Hört sich an, als wären Sie während Ihrer Recherchen auf viele offene Türen gestoßen.

In den USA haben wir viele Unterlagen entdeckt. Das war ja auch wichtig, dass sich der Film üffnete aus dem DDR-Focus heraus. Ich wollte einfach dorthin, wo er herkommt. Es gab offene und verschlossene Türen. Renate Blume zum Beispiel kommt im Film nur second hand vor. Sie war jetzt nicht zum Interview bereit, weil sie sich von Tom Hanks hat sperren lassen, der ja auch einen Film über Dean Reed machen will. Aber das Projekt scheint seit Jahren zu ruhen.
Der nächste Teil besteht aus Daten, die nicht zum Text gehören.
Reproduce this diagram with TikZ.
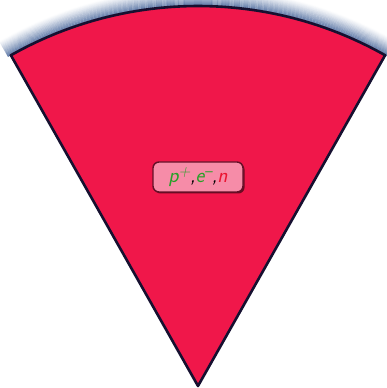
\documentclass[tikz,border=0pt]{standalone}
\usetikzlibrary{shadows}
\definecolor{wedgered}{RGB}{240,23,74}
\definecolor{edgenavy}{RGB}{22,16,48}
\definecolor{glowblue}{RGB}{45,80,140}
\definecolor{labelpink}{RGB}{246,140,168}
\definecolor{labeledge}{RGB}{100,16,40}
\definecolor{labelgreen}{RGB}{40,160,40}
\definecolor{labelred}{RGB}{235,20,50}
\newcommand{\supx}[1]{\raisebox{0.75ex}{\fontsize{16}{16}\selectfont #1}}
\tikzset{
  wedge/.style={fill=wedgered, draw=edgenavy, line width=2.6pt, line join=round},
  labelbox/.style={rounded corners=6pt, fill=labelpink, draw=labeledge, line width=1.4pt,
    minimum width=90pt, minimum height=30pt, inner sep=2pt,
    drop shadow={shadow xshift=1.5pt, shadow yshift=-1.5pt, fill=black, opacity=0.55},
    font=\fontsize{21}{23}\selectfont\sffamily\itshape}
}
\begin{document}
\begin{tikzpicture}[x=1pt,y=1pt]
\useasboundingbox (0,0) rectangle (387,388);
\coordinate (apex) at (198,2);
% glow above the arc
\foreach \i in {1,...,18}{
  \pgfmathsetmacro{\op}{0.8*(1-\i/19)^1.4}
  \draw[glowblue, opacity=\op, line width=1.05pt]
    ([shift={(60:379.5+\i)}]apex) arc[start angle=60, end angle=120, radius=379.5+\i];
}
\draw[wedge] (apex) -- ([shift={(60.5:380)}]apex) arc[start angle=60.5, end angle=119.5, radius=380] -- cycle;
\node[labelbox] (lbl) at (198,211)
  {\textcolor{labelgreen}{p\supx{+}},\textcolor{labelgreen}{e\supx{--}},\textcolor{labelred}{n}};
\end{tikzpicture}
\end{document}
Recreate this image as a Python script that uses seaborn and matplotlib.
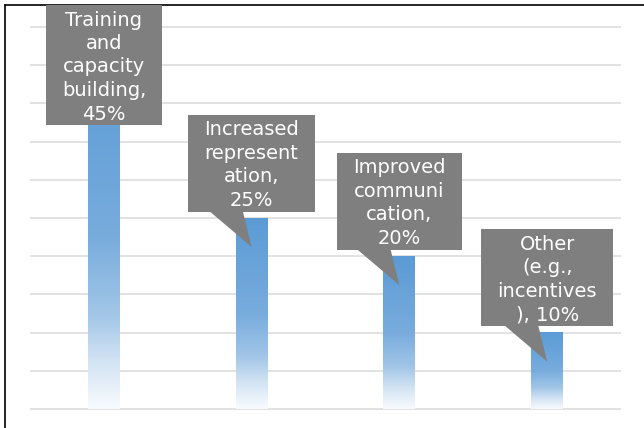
import numpy as np
import pandas as pd
import matplotlib
matplotlib.use("Agg")
import matplotlib.pyplot as plt
import seaborn as sns
from matplotlib.patches import Polygon, Rectangle
from matplotlib.lines import Line2D

# Survey shares per suggested improvement (percent)
categories = [
    "Training and capacity building",
    "Increased representation",
    "Improved communication",
    "Other (e.g., incentives)",
]
shares = [45, 25, 20, 10]
# Wrapped callout text; the value is filled in from `shares`
label_templates = [
    "Training\nand\ncapacity\nbuilding,\n{}%",
    "Increased\nrepresent\nation,\n{}%",
    "Improved\ncommuni\ncation,\n{}%",
    "Other\n(e.g.,\nincentives\n), {}%",
]
y_ticks = list(range(0, 55, 5))

W, H, DPI = 644, 428, 100
BLUE = "#5b9bd5"
CALLOUT = "#7f7f7f"
GRID = "#dadada"

sns.set_theme(style="white")
plt.rcParams["font.family"] = ["DejaVu Sans"]

fig = plt.figure(figsize=(W / DPI, H / DPI), dpi=DPI)
fig.patch.set_facecolor("white")
ax = fig.add_axes([30 / W, 17.5 / H, 591 / W, 385 / H])
ax.set_facecolor("white")

df = pd.DataFrame({"category": categories, "share": shares})
sns.barplot(data=df, x="category", y="share", color=BLUE, width=0.216,
            ax=ax, zorder=2, saturation=1)

# vertical blue-to-white gradient inside each bar
stops_t = [0.0, 0.5, 0.72, 0.86, 1.0]
stops_c = np.array([
    [91, 155, 213],
    [120, 172, 221],
    [160, 197, 231],
    [210, 227, 243],
    [248, 251, 254],
]) / 255.0
t = np.linspace(0, 1, 256)
grad = np.stack([np.interp(t, stops_t, stops_c[:, k]) for k in range(3)], axis=1)
grad = grad[:, None, :]
for patch in list(ax.patches):
    bb = patch.get_bbox()
    ax.imshow(grad, extent=[bb.x0, bb.x1, bb.y0, bb.y1], origin="upper",
              aspect="auto", zorder=2, interpolation="bilinear")
    patch.set_facecolor("none")
    patch.set_edgecolor("none")

ax.set_xlim(-0.5, 3.5)
ax.set_ylim(-0.2, 50.2)
ax.set_yticks(y_ticks)
ax.yaxis.grid(True, color=GRID, linewidth=1.1)
ax.xaxis.grid(False)
ax.set_axisbelow(True)
ax.tick_params(left=False, bottom=False, labelleft=False, labelbottom=False)
ax.set_xlabel("")
ax.set_ylabel("")
for s in ax.spines.values():
    s.set_visible(False)

# frame edges along the left and top
fig.add_artist(Line2D([5 / W, 5 / W], [0, (H - 5) / H], color="black",
                      lw=1.2, transform=fig.transFigure))
fig.add_artist(Line2D([5 / W, 1], [(H - 5) / H, (H - 5) / H], color="black",
                      lw=1.2, transform=fig.transFigure))

# callout boxes above each bar
renderer = fig.canvas.get_renderer()
for i, (v, tmpl) in enumerate(zip(shares, label_templates)):
    cx, top = ax.transData.transform((i, v))
    txt = fig.text(0, 0, tmpl.format(v), color="white", fontsize=14,
                   ha="center", va="center", multialignment="center",
                   linespacing=1.3, zorder=6)
    tb = txt.get_window_extent(renderer=renderer)
    nlines = tmpl.count("\n") + 1
    bw = tb.width + 32
    bh = nlines * 23 + 5
    cy = min(top + 55, H - 5 - bh / 2)
    txt.set_position((cx / W, (cy - 2) / H))
    x0, y0 = cx - bw / 2, cy - bh / 2
    fig.add_artist(Rectangle((x0 / W, y0 / H), bw / W, bh / H,
                             facecolor=CALLOUT, edgecolor="none",
                             transform=fig.transFigure, zorder=5))
    tip_y = top - 29
    if tip_y < y0:
        pts = [(cx - 43, y0 + 1), (cx - 9, y0 + 1), (cx, tip_y)]
        fig.add_artist(Polygon([(px / W, py / H) for px, py in pts],
                               closed=True, facecolor=CALLOUT,
                               edgecolor="none", transform=fig.transFigure,
                               zorder=5))

fig.savefig("out.png", dpi=DPI)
Wie zufrieden waren Sie mit der Resonanz auf der Berlinale?

Es war das absolute Schlüsselerlebnis. Ich wollte ja immer da hin. Seit ich vor vierzehn Jahren zum ersten Mal in einer Berlinale-Vorstellung saß, wusste ich, ich will Dokumentarfilme machen. Und für die diesjährige Berlinale habe ich mich nun zum ersten Mal mit einem Film beworben, ja, es war das erste Mal für unser ganzes Team. Die Zuschauerresonanz war großartig. Alle drei Vorstellungen waren voll, ich war glücklich und hatte das Gefühl: Du hast den Leuten etwas zu erzählen, worüber sie streiten und diskutieren können. Das ist vorher nicht planbar in der Kunst.

Und wie kommt der Streifen jetzt in den Kinos an?

Na gut, das war ja nicht so klar, wo der Film doch mitten im Sommer gestartet ist. Ich habe keine Massen erwartet, aber die Vorstellungen sind gefragt, etwa 12.000 haben den Film schon gesehen. Und er hat wirklich eine gute Presse bekommen, das ist auch eine schöne Anerkennung. Und nun hoffe ich auf das Lausitzer Kinopublikum.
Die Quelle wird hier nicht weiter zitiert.